Alguien debió avisar a mis hijos que hicieron un par de visitas de compromiso durante los meses que estuve ingresada y también ellos, ignorantes de mi auténtico estado físico, hablaban de residencias para inválidos, se lamentaban de tantísimos trastornos, se referían a no se que cargas injustas. Les comprendía porque verdaderamente solo cuando eran muy pequeños fuimos una familia y de eso hacía una eternidad. No querían saber nada de mí, ni yo de ellos tampoco, de manera que tenía que esforzarme cuando menos en hablar si es que quería evitar el futuro que me estaban organizando y sobre todo porque se me habían quedado pendientes proyectos importantes.

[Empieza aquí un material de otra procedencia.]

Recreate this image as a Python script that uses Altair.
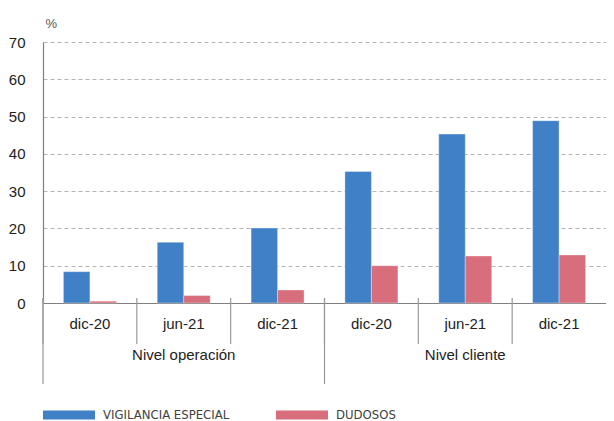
import altair as alt
import pandas as pd

groups = ["Nivel operación", "Nivel cliente"]
periods = ["dic-20", "jun-21", "dic-21"]
series = ["VIGILANCIA ESPECIAL", "DUDOSOS"]
vigilancia = [8.4, 16.3, 20.1, 35.3, 45.3, 48.9]
dudosos = [0.5, 2.0, 3.5, 10.0, 12.6, 12.9]
colors = ["#4080C6", "#D86D7B"]

keys = [f"{g}|{p}" for g in groups for p in periods]

rows = []
for i, k in enumerate(keys):
    rows.append({"key": k, "serie": series[0], "valor": vigilancia[i]})
    rows.append({"key": k, "serie": series[1], "valor": dudosos[i]})
df = pd.DataFrame(rows)

cats = pd.DataFrame({"key": keys})
grp = pd.DataFrame({
    "grupo": groups,
    "first": [f"{g}|{periods[0]}" for g in groups],
    "middle": [f"{g}|{periods[1]}" for g in groups],
})

FONT = "Liberation Sans, Arial, Helvetica, sans-serif"
NARROW = "Liberation Sans Narrow, DejaVu Sans Condensed, sans-serif"

xscale = alt.Scale(domain=keys, paddingInner=0, paddingOuter=0)

bars = alt.Chart(df).mark_bar(stroke="white", strokeWidth=1, strokeOpacity=0.35).encode(
    x=alt.X("key:N", scale=xscale, sort=keys, title=None,
            axis=alt.Axis(labelExpr="split(datum.label, '|')[1]", labelAngle=0,
                          ticks=False, domainColor="#808080", domainWidth=1.2,
                          labelFont=FONT, labelFontSize=15, labelColor="#222222",
                          labelPadding=13, grid=False)),
    xOffset=alt.XOffset("serie:N", sort=series,
                        scale=alt.Scale(paddingInner=0, paddingOuter=0.77)),
    y=alt.Y("valor:Q", scale=alt.Scale(domain=[0, 70]),
            axis=alt.Axis(values=[0, 10, 20, 30, 40, 50, 60, 70], ticks=False,
                          labelFont=FONT, labelFontSize=15, labelColor="#222222",
                          labelPadding=18, domainColor="#808080", domainWidth=1.2,
                          gridColor="#B5B5B5", gridDash=[4, 3], gridWidth=1.2,
                          title="%", titleAngle=0, titleAlign="left",
                          titleBaseline="alphabetic", titleX=2, titleY=-15,
                          titleFont=FONT, titleFontSize=13, titleFontWeight="normal",
                          titleColor="#555555")),
    color=alt.Color("serie:N", sort=series,
                    scale=alt.Scale(domain=series, range=colors),
                    legend=alt.Legend(title=None, orient="none", direction="horizontal",
                                      legendX=0, legendY=347,
                                      symbolType="M-1,-0.173L1,-0.173L1,0.173L-1,0.173Z",
                                      symbolSize=2704, symbolStrokeWidth=0,
                                      labelFont=NARROW, labelFontSize=13,
                                      labelColor="#404040", labelOffset=8,
                                      columnPadding=46, labelLimit=300)),
)

seps = alt.Chart(cats).mark_rule(color="#999999", strokeWidth=1.2).encode(
    x=alt.X("key:N", scale=xscale, sort=keys, bandPosition=0),
    y=alt.value(256),
    y2=alt.value(302),
)

gseps = alt.Chart(grp).mark_rule(color="#999999", strokeWidth=1.2).encode(
    x=alt.X("first:N", scale=xscale, sort=keys, bandPosition=0),
    y=alt.value(256),
    y2=alt.value(342),
)

glabels = alt.Chart(grp).mark_text(font=FONT, fontSize=15, color="#222222",
                                   baseline="middle").encode(
    x=alt.X("middle:N", scale=xscale, sort=keys, bandPosition=0.5),
    y=alt.value(313),
    text="grupo:N",
)

chart = alt.layer(bars, seps, gseps, glabels).properties(
    width=563, height=261,
    padding={"left": 35, "top": 34, "right": 0, "bottom": 118},
    autosize=alt.AutoSizeParams(type="none"),
    background="white",
).configure_view(stroke=None)

chart.save("out.html", embed_options={"renderer": "svg", "actions": False})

Me entrenaba por las noches cuando nadie podía verme ni me oían y un día cuando los doctores hacían sus visitas de rutina hablé, malamente porque mi boca y su lengua no se articulaban como es debido, pero pude hacerme entender y a partir de entonces comencé un proceso de rehabilitación que no me devolvió las antíguas facultades pero me permitió mejorar la pronunciación y repuso en mi cuerpo el movimiento suficiente para ser autónomo y, aunque por comodidad me desplazaba en silla de ruedas, conseguí caminar ayudándome con muletas primero y después con solo un bastón. Al parecer había logrado mejorías que iban más allá de las expectativas del más optimista de los médicos y debía de estar muy contenta.
Como resultaba evidente que en adelante necesitaría ayuda me propuse buscar una ahijada, alguien de una cuerda parecida más o menos afín, que fuese mi mano derecha y a quien pudiese encomendar determinadas gestiones. Con ese objetivo comencé a examinar con detenimiento a todos los que trajinaban a mi alrededor.